Many parents who are going through the divorce process often wonder how child custody decisions are determined. Perhaps the easiest explanation is that Maryland courts will always consider custody issues in light of the best interests of the children involved. In other words, Maryland courts are reluctant to do anything that might directly or indirectly imperil a child or prevent that child from experiencing the most favorable outcome.
Back in April 2009, Maryland courts initiated a study aimed at discovering how courts were handling child custody matters throughout the state. Arguably, one of the central findings in that study was that Maryland judges often faced issues regarding the admissibility and weight of certain evidence. At issue in many of these disputes over evidence was whether the facts presented by experts were reliable or even relevant to the cases at hand.
The study also revealed that many child custody experts attempt to obtain specialized training in order to avoid these evidentiary disputes.
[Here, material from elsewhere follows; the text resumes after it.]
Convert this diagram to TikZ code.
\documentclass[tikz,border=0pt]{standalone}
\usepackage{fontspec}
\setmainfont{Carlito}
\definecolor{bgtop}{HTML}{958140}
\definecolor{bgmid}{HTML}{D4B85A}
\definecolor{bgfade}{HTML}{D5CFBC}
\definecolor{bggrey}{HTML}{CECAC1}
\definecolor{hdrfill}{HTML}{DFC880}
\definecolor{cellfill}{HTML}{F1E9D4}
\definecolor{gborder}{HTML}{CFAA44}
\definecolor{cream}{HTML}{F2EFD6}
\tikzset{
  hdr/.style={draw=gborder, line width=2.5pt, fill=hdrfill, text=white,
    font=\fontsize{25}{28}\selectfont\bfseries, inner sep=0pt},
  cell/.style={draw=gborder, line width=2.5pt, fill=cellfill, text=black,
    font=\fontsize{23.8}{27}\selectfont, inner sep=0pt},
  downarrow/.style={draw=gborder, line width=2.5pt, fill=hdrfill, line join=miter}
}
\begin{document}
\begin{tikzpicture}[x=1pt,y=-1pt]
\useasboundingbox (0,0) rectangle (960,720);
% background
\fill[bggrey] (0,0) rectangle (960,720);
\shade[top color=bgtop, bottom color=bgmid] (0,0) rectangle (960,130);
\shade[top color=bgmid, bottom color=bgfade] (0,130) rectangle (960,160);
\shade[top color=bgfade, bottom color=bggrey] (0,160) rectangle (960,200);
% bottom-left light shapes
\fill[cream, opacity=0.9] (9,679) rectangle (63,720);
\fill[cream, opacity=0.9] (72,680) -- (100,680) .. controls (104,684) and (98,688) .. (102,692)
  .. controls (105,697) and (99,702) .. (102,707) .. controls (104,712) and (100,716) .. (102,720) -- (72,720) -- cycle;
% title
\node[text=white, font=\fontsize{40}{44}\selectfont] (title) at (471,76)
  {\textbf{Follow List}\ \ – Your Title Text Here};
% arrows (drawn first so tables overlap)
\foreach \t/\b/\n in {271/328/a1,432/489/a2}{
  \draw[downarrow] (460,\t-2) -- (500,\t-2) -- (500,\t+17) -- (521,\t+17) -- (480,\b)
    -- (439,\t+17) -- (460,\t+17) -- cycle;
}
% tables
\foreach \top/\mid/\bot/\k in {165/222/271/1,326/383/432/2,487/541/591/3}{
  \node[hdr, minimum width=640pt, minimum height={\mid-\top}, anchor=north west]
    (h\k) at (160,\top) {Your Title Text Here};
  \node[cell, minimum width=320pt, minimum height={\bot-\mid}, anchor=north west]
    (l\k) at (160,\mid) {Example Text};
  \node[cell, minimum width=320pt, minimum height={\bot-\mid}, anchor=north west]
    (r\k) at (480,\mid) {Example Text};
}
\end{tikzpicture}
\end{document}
In other words, Maryland courts may be more likely to admit evidence that is offered by an expert in specialized fields such as child neglect, substance abuse or evaluation procedures.
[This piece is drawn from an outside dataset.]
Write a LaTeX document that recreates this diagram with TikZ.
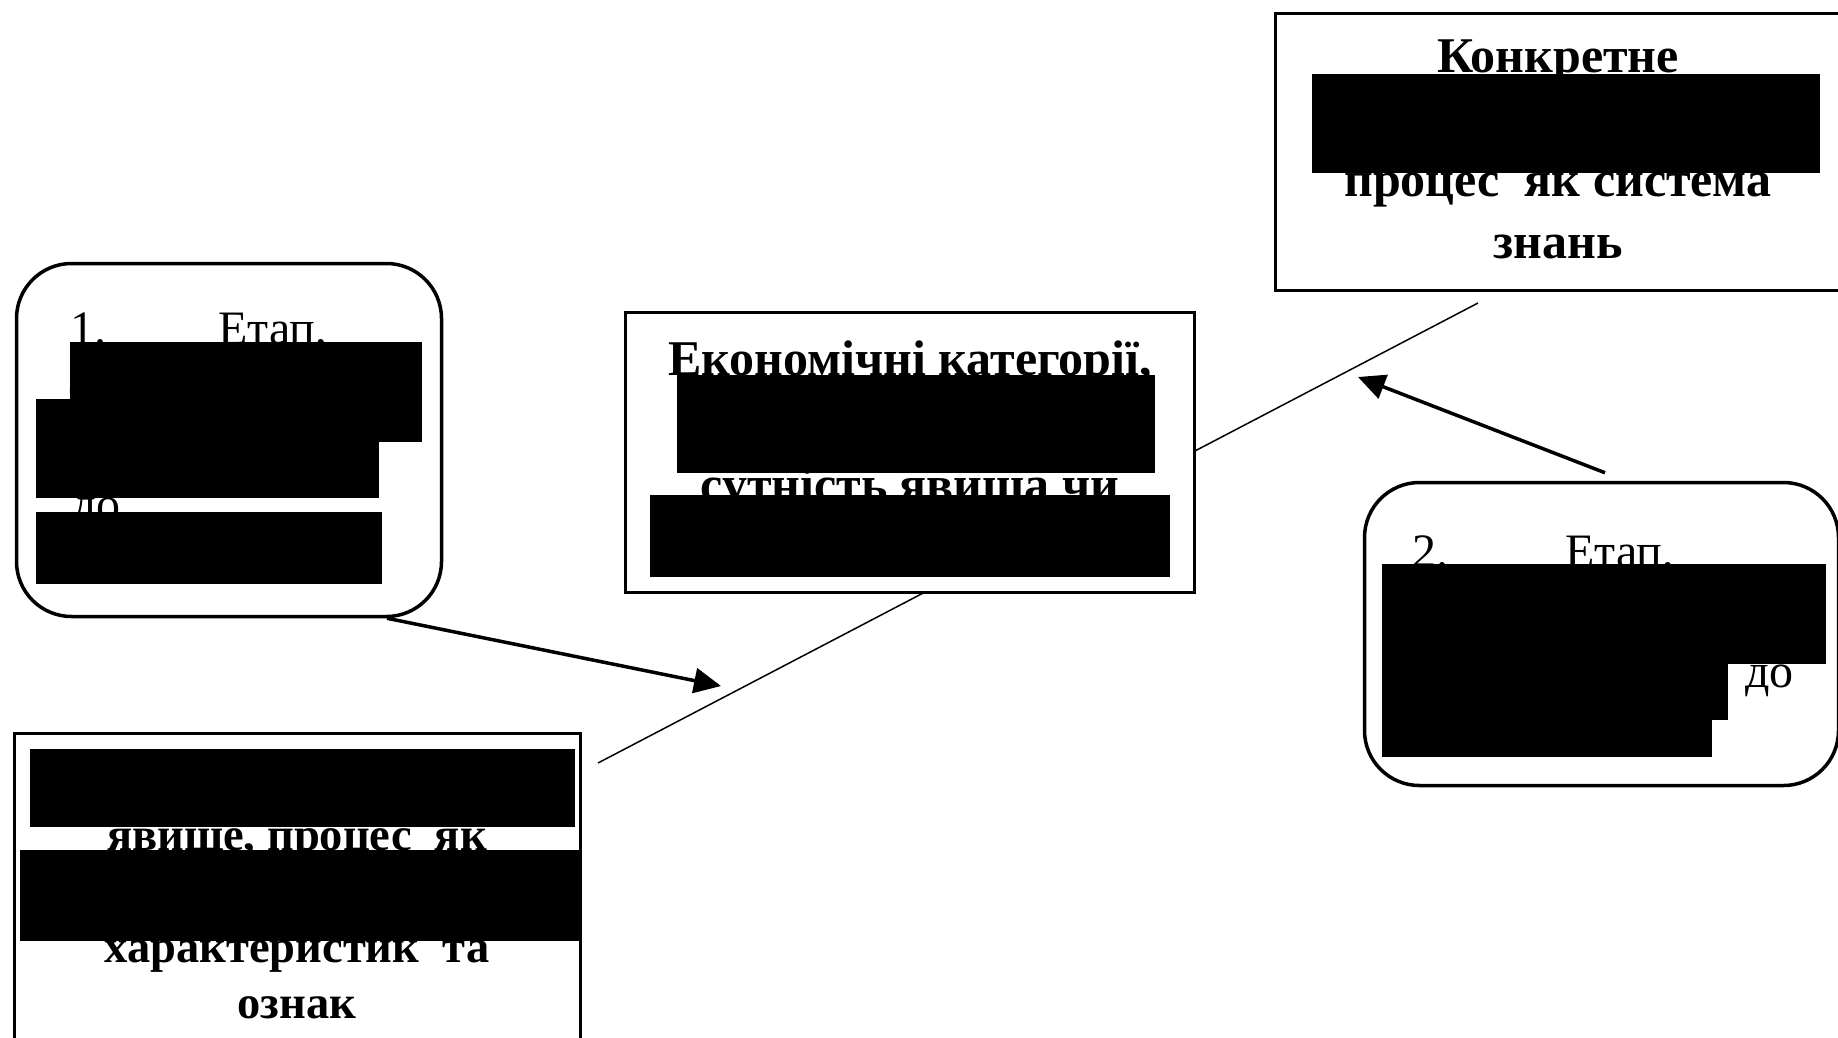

Numbers from a 2008 survey of Maryland courts may also shed some light on what courts are really looking for in child custody disputes. Out of Maryland’s 24 jurisdictions, 66 percent of them participated in that survey. Surprisingly, there was a strong disparity between the expectations of court personnel and actual practitioners in the use of psychological testing in child custody evaluations. Only 43 percent of court personnel expected practitioners to perform psychological testing. Whereas 100 percent of practitioners expect to perform psychological testing as part of their custody evaluations.
This is not an exhaustive list of all the findings related to what Maryland courts look for in child custody disputes. It is important to remember that most Maryland family law attorneys have experience in knowing the court’s expectations during custody disputes. Their unique knowledge of using expert opinions and the legal process regarding the presentation of those opinions in court can be crucial to determining the outcome of your case.